Section 2 of the trust-busting Sherman Antitrust Act reads in part: “Every person (x) who shall monopolize, or attempt to monopolize, or combine or conspire with any other person or persons, to monopolize any part of the trade or commerce among the several States, or with foreign nations, shall be deemed guilty of a felony.” (x) (Person in the legal sense — meaning an individual or a corporation)

Yet decades have passed since the Justice Department has sought to prosecute a criminal monopoly case under this statute. That looks as if it is about to change.

Deputy Assistant Attorney General Richard Powers sent a shockwave through the highest echelons of the white-collar defense bar when he was on an American Bar Association panel in March. He was asked whether the Justice Department is now prepared to bring criminal cases under Section 2 of the Sherman Antitrust Act.

Power’s answer: “Yes, absolutely.” 

He elaborated, “Congress made violations of the Sherman Act, both Section 1 and Section 2, a crime … and Section 2 is a felony just like Section 1. … Historically, the division did not shy away from bringing criminal monopolization charges, and frequently alongside Section 1 charges, when companies and executives committed flagrant offenses intended to monopolize markets.”

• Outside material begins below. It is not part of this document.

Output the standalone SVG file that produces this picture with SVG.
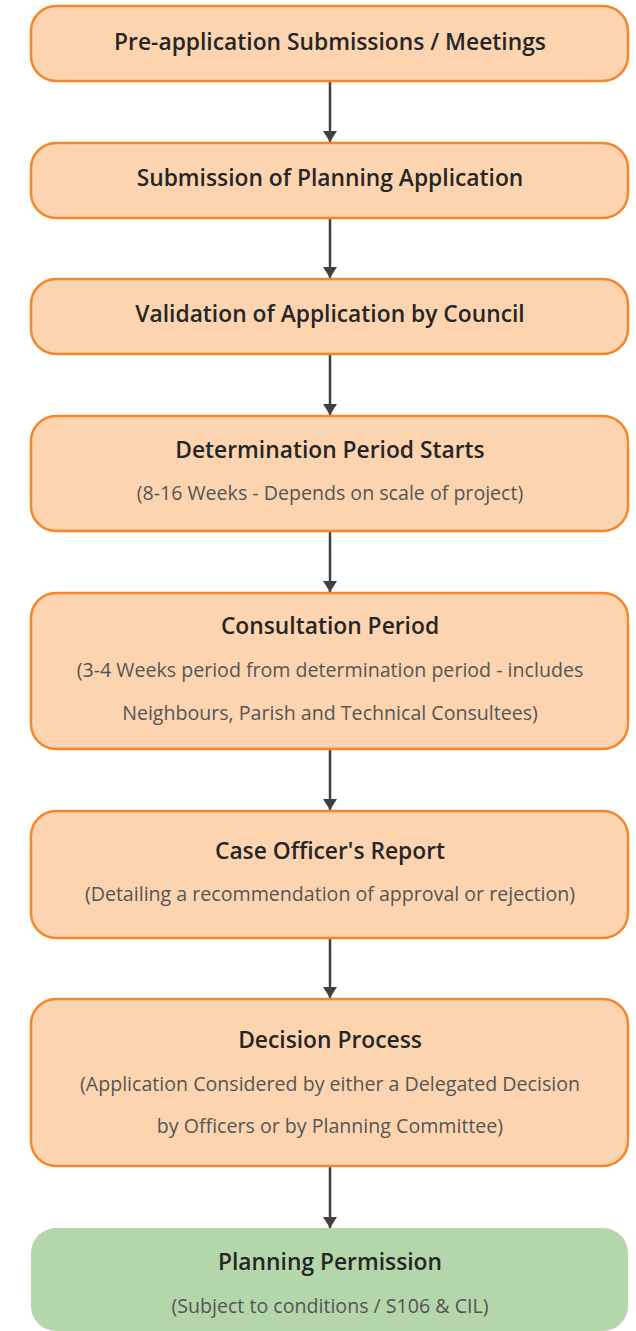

For decades, a pro-corporate mindset in the federal government has relegated Section 2 to the status of an unenforced law — dormant, but not dead.

Now, as unaccountable goliaths repeatedly demonstrate the widespread harms to workers, small businesses, consumers, communities and our very democracy that result from unchecked corporate power, the era of dormancy is about to be over.

Enforcement agencies are already flexing their antitrust muscles by bringing civil actions under Section 2 of the Sherman Act. Both the Justice Department’s case against Google (alongside Texas and 10 other states) and the Federal Trade Commission’s case against Facebook allege the respective corporations are engaged in illegal monopolistic practices.

The announcement that criminal cases are under consideration raises the stakes significantly. It means the Justice Department may bring criminal monopolization cases against corporate monopolists.

Criminal cases — which must be proven “beyond a reasonable doubt” — are more challenging than civil cases, which must be proven to a more relaxed “preponderance of evidence” standard. Such civil cases often are settled without alleged corporate wrongdoers even admitting they did anything wrong.

Both civil and criminal anti-monopoly cases put Standard Oil-style breakups on the table. But for a corporation, a criminal conviction also brings subsequent consequences such as court oversight — that is, corporate probation — the violations of which can bring down additional monetary penalties and court-imposed structural reforms, including further breakups.

Executives found guilty of conspiring in furtherance of a criminal monopolistic scheme, meanwhile, face a felony conviction with a maximum sentence of 10 years in prison.

The Justice Department’s antitrust chief Jonathan Kanter previously noted the “dearth of Section 2 case law addressing modern markets.”

They know they have work to do. The good news for corporate accountability advocates: They’re doing it.

Powers, in his remarks, noted that the Antitrust Division’s Criminal Section has 18 indicted cases against 10 corporations and 42 individuals, eight of which are CEOs or presidents — and that it also has more open grand jury investigations than it has at any time in the last 30 years: 146.

The corporate titans in the crosshairs of this fresh prosecutorial zeal will no doubt resist in every way they can — just as corporate titans of the Gilded Age resisted the Sherman Act’s original adoption.

In 1904, J.P. Morgan confronted President Theodore Roosevelt in the White House after the Roosevelt administration filed an antitrust suit against one of Morgan’s companies. Morgan (in Roosevelt’s recounting) proposed the government’s lawyers meet with the company’s lawyers to “fix it up” — that is, to end the lawsuit in a mutually amicable way (not unlike how the Justice Department too-frequently resolves corporate cases through leniency agreements instead of bringing cases to trial).

Roosevelt replied: “We don’t want to fix it up, we want to stop it.”

Ultimately, Roosevelt prevailed at the Supreme Court and Morgan’s trust was busted.

Let’s hope that Kanter and Power — today’s trust busters — are equally inclined to prefer busting trusts over fixing them up.